I will edit this essay later.
Imagine I have an HLM model where level-1 are students and level-2 are schools. I can enter teacher-level variables, but people who are used to HLM software by SSI will wonder how the use of teacher-level variables is possible without making the model 3-level models (level1 students, level2 teachers, level3 schools). This is because in the old HLM tradition (people who studied HLM using HLM software in 1990s), equations are written/processed separately by levels and data must be prepared by levels (student data file and school data file).
If there are student-level and school-level, some HLM users may wonder how teacher-level variables can enter the model (or prepared in what file? student-level file or school-level file???).
People who use SAS or other software programs (maybe R?) will not wonder this because they think in terms of one whole equation and say, "of course we can enter variables of any levels."
The software programs they use adjust degree of freedom to take into consideration that teacher-level variables have a lot less number of values compared to the outcome variable.
K-R option in PROC GLIMMIX adjusts degree of freedom to account for the fact that group-level variables have a lot less possible values when compared to outcome variables.

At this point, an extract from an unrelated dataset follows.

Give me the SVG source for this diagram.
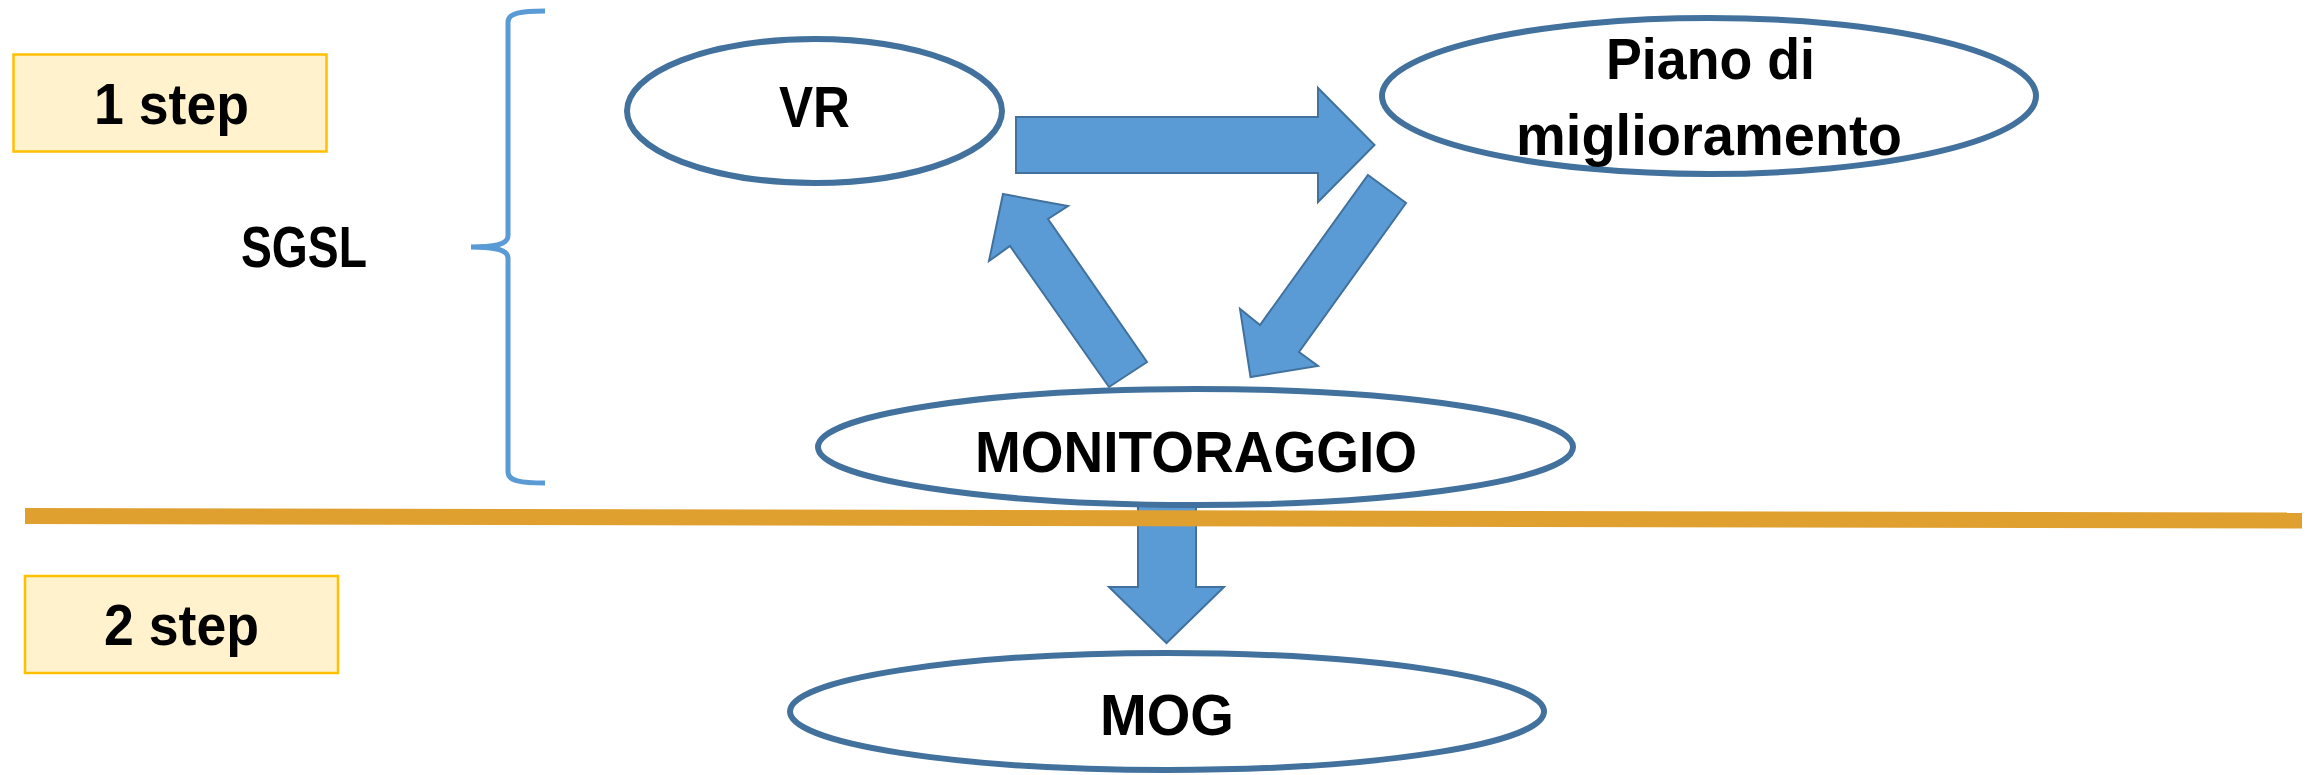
<svg xmlns="http://www.w3.org/2000/svg" width="2310" height="775" viewBox="0 0 2310 775">
  <style>
    .lbl { font-family: "Liberation Sans", Arial, sans-serif; font-weight: bold; font-size: 57px; fill: #000000; }
    .step { fill: #FFF2CC; stroke: #FFC000; stroke-width: 2.5; }
    .node { fill: #FFFFFF; stroke: #41719C; stroke-width: 6; }
    .flow { fill: #5B9BD5; stroke: #41719C; stroke-width: 2; stroke-linejoin: miter; }
    .brace { fill: none; stroke: #5B9BD5; stroke-width: 5; }
  </style>

  <rect width="2310" height="775" fill="#FFFFFF"/>

  <!-- step labels -->
  <g id="step1">
    <rect class="step" x="13.5" y="54.5" width="313" height="97"/>
    <text class="lbl" x="94" y="124" textLength="155" lengthAdjust="spacingAndGlyphs">1 step</text>
  </g>
  <g id="step2">
    <rect class="step" x="25" y="576" width="313" height="97"/>
    <text class="lbl" x="104" y="645" textLength="155" lengthAdjust="spacingAndGlyphs">2 step</text>
  </g>

  <!-- SGSL bracket -->
  <g id="sgsl">
    <path class="brace" d="M545,11 C521,11 508,13 508,22 L508,236 C508,244 496,247 471,247 C496,247 508,250 508,258 L508,472 C508,481 521,483 545,483"/>
    <text class="lbl" x="241" y="267" textLength="126" lengthAdjust="spacingAndGlyphs">SGSL</text>
  </g>

  <!-- block arrows between the phases -->
  <g id="connectors">
    <polygon class="flow" points="1016,117 1318,117 1318,88 1374.5,145 1318,202 1318,173 1016,173"/>
    <polygon class="flow" points="1368,175 1406,203 1299,352 1318,366 1250.5,377 1240,309 1260,325"/>
    <polygon class="flow" points="1003,194 1068,206 1048,219 1147,362 1109,387 1010,246 989,261"/>
    <polygon class="flow" points="1138,500 1196,500 1196,587 1224,587 1166.5,643 1109,587 1138,587"/>
  </g>

  <g id="vr">
    <ellipse class="node" cx="814.5" cy="111" rx="187.5" ry="72"/>
    <text class="lbl" x="779" y="127" textLength="71" lengthAdjust="spacingAndGlyphs">VR</text>
  </g>

  <g id="piano">
    <ellipse class="node" cx="1709" cy="96" rx="327" ry="78"/>
    <text class="lbl" x="1606" y="79" textLength="209" lengthAdjust="spacingAndGlyphs">Piano di</text>
    <text class="lbl" x="1516" y="155" textLength="386" lengthAdjust="spacingAndGlyphs">miglioramento</text>
  </g>

  <g id="monitoraggio">
    <ellipse class="node" cx="1195.5" cy="447" rx="377.5" ry="58"/>
    <text class="lbl" x="975" y="472" textLength="442" lengthAdjust="spacingAndGlyphs">MONITORAGGIO</text>
  </g>

  <g id="mog">
    <ellipse class="node" cx="1167" cy="711.5" rx="377" ry="58.5"/>
    <text class="lbl" x="1100" y="735" textLength="134" lengthAdjust="spacingAndGlyphs">MOG</text>
  </g>

  <!-- divider between step 1 and step 2 -->
  <g id="divider">
    <line x1="25" y1="516" x2="2302" y2="520.5" stroke="#E0A030" stroke-width="16"/>
  </g>
</svg>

K-R degree of freedom option seems most appropriate for multilevel modeling applied in educational evaluation studies (where typically students are nested within schools). This option kicks in only when at least one random coefficient is estimated (e.g., intercepts as random effects).
proc glimmix data=i3d;
class school ;
model y =< here variable names >
/solution ddfm=kr dist=normal link=identity s ;
random int /sub=school;
After playing with data type of simulation (I will do a better and well-documented simulation in the future), I learned the following:
For student-level (level-1) variables, degree of freedom under KR option is close to the number of students (minus a small number of cases maybe close to the number of predictors). DF is larger if variance contained in the variable is greater. For binary variables, DF is the largest when variance is .50 (DF gets smaller as a proportion gets close to 0 or 1).
For school-level (level2) variables, DF is close to the number of schools minus a small number maybe close to a number of predictors. This may be also adjusted by variance of the variable.
I created a fake teacher-level predictors by creating two possible numeric values per school. DF for this variable was close to the number of teachers in the data (two per school) minus a small number. I think this is also adjusted by variance of the variable (which I didn't test exactly).